Progressives began to pay more attention the court's rulings, which they felt sided far too often with law enforcement and with big business. At the federal level, the U.S. Supreme Court has a majority of its judges appointed by Republican presidents, further putting attention on the actions of the state courts in blue states.

And then came the ruling in May that struck down the redistricting maps drawn by Democrats in the Legislature. Progressives warned LaSalle's nomination, in particular, would be the final straw.

Last week, advocates pushed Hochul to make a different selection less than a week after the nomination and before a public hearing or meetings with lawmakers are held.

"We urge Gov. Hochul to withdraw the nomination and choose a unifying path forward by selecting one of the three excellent candidates on the list provided by the Commission on Judicial Nomination," said Peter Martin, the director of Judicial Accountability at the Center for Community Alternatives. "Edwina Richardson-Mendelson, Abbe Gluck, and Corey Stoughton each have the administrative experience to lead our state’s court system, could return the Court of Appeals to national prominence, and have records that make clear they would stand up for New Yorkers in the face of an increasingly hostile, right-wing Supreme Court.”

LaSalle has his supporters, and Hochul has insisted she will stand by him amid the unusual effort to force her into making a different pick. Latinos for LaSalle, a group that includes a retired police officer, attorneys and business leaders, called for the nomination to proceed.

"Throughout his career, LaSalle has been a fair administrator of justice, as numerous, highly respected experts and jurists like Jonathan Lippman have emphasized," the group said. "Drawing conclusions about his positions based on decisions he made on procedures is unfair and all the more reason why hearings —where the public can hear directly from LaSalle— must take place."

The outcome of the LaSalle nomination could set the relationship for Hochul and lawmakers going forward for the remainder of the year, if not the next four years.

Will lawmakers feel emboldened enough to challenge Hochul on other aspects of presumed gubernatorial power?
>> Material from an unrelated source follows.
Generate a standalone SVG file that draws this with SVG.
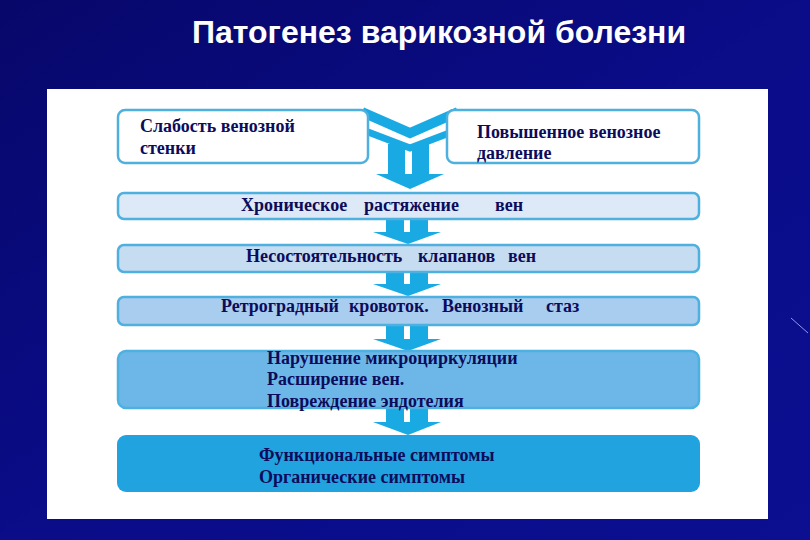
<svg xmlns="http://www.w3.org/2000/svg" width="810" height="540" viewBox="0 0 810 540">
<defs>
<linearGradient id="bg" x1="0" y1="0" x2="1" y2="1">
<stop offset="0" stop-color="#07076a"/>
<stop offset="0.5" stop-color="#0a0c88"/>
<stop offset="1" stop-color="#0b0f90"/>
</linearGradient>
<style>
.t{font-family:"Liberation Serif","Times New Roman",serif;font-weight:bold;font-size:18px;fill:#0c0c5c}
.title{font-family:"Liberation Sans",Arial,sans-serif;font-weight:bold;font-size:32px;fill:#ffffff}
.c{fill:#1aaae3;stroke:none}
.band{fill:none;stroke:#1aaae3;stroke-linejoin:miter}
.bx{stroke:#4eb0de;stroke-width:2.5}
</style>
</defs>
<rect x="0" y="0" width="810" height="540" fill="url(#bg)"/>
<line x1="791" y1="318" x2="808" y2="333" stroke="#b8b8ff" stroke-width="1" opacity="0.8"/>
<text class="title" x="192" y="43">Патогенез варикозной болезни</text>
<rect x="47" y="89" width="721" height="430" fill="#ffffff"/>

<g id="connectors">
<polyline class="band" stroke-width="10" points="362,112 410,133 458,112"/>
<polyline class="band" stroke-width="7" points="368,132 410,148 452,132"/>
<rect class="c" x="388" y="144" width="17" height="31"/>
<rect class="c" x="412" y="144" width="17" height="31"/>
<polygon class="c" points="376,174 444,174 410,189"/>

<rect class="c" x="386" y="219" width="18" height="14"/>
<rect class="c" x="410" y="219" width="18" height="14"/>
<polygon class="c" points="373,232 441,232 408,244"/>

<rect class="c" x="386" y="271" width="18" height="14"/>
<rect class="c" x="410" y="271" width="18" height="14"/>
<polygon class="c" points="373,284 441,284 408,296"/>

<rect class="c" x="386" y="324" width="18" height="16"/>
<rect class="c" x="410" y="324" width="18" height="16"/>
<polygon class="c" points="373,339 441,339 408,351"/>

<rect class="c" x="386" y="407" width="18" height="16"/>
<rect class="c" x="410" y="407" width="18" height="16"/>
<polygon class="c" points="373,422 441,422 408,435"/>
</g>

<g id="n1">
<rect class="bx" x="118" y="110" width="250" height="53" rx="7" fill="#ffffff"/>
<text class="t" x="140" y="132">Слабость венозной</text>
<text class="t" x="140" y="154">стенки</text>
</g>
<g id="n2">
<rect class="bx" x="447" y="110" width="252" height="53" rx="7" fill="#ffffff"/>
<text class="t" x="477" y="138">Повышенное  венозное</text>
<text class="t" x="477" y="159">давление</text>
</g>
<g id="n3">
<rect class="bx" x="118" y="193" width="581" height="26" rx="6" fill="#dde9f6"/>
<text class="t" y="211"><tspan x="241">Хроническое</tspan><tspan x="364">растяжение</tspan><tspan x="495">вен</tspan></text>
</g>
<g id="n4">
<rect class="bx" x="118" y="245" width="581" height="27" rx="6" fill="#c6dcf1"/>
<text class="t" y="262"><tspan x="246">Несостоятельность</tspan><tspan x="418">клапанов</tspan><tspan x="508">вен</tspan></text>
</g>
<g id="n5">
<rect class="bx" x="118" y="297" width="581" height="28" rx="6" fill="#a9cdef"/>
<text class="t" y="312"><tspan x="221">Ретроградный</tspan><tspan x="349">кровоток.</tspan><tspan x="442">Венозный</tspan><tspan x="546">стаз</tspan></text>
</g>
<g id="n6">
<rect class="bx" x="118" y="351" width="581" height="57" rx="8" fill="#6db7e8"/>
<text class="t" x="267" y="364">Нарушение микроциркуляции</text>
<text class="t" x="267" y="385">Расширение вен.</text>
<text class="t" x="267" y="407">Повреждение эндотелия</text>
</g>
<g id="n7">
<rect x="117" y="435" width="583" height="57" rx="9" fill="#21a3e0"/>
<text class="t" x="259" y="461">Функциональные симптомы</text>
<text class="t" x="259" y="483">Органические симптомы</text>
</g>
</svg>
A test could be coming soon in the state budget talks.

Already, progressives have called for further increasing taxes on wealthy New Yorkers this year in order to increase revenue. They want more funding for schools, child care and for people not covered under unemployment benefits like undocumented New Yorkers.

Hochul has said she won't propose a budget with tax increases.

"I don't believe that raising taxes in a time in which we just cut taxes makes sense," she said in December, adding, "We just did that a year ago. I'm not going to turn around [and] say 'we're raising your taxes.' I don't foresee that."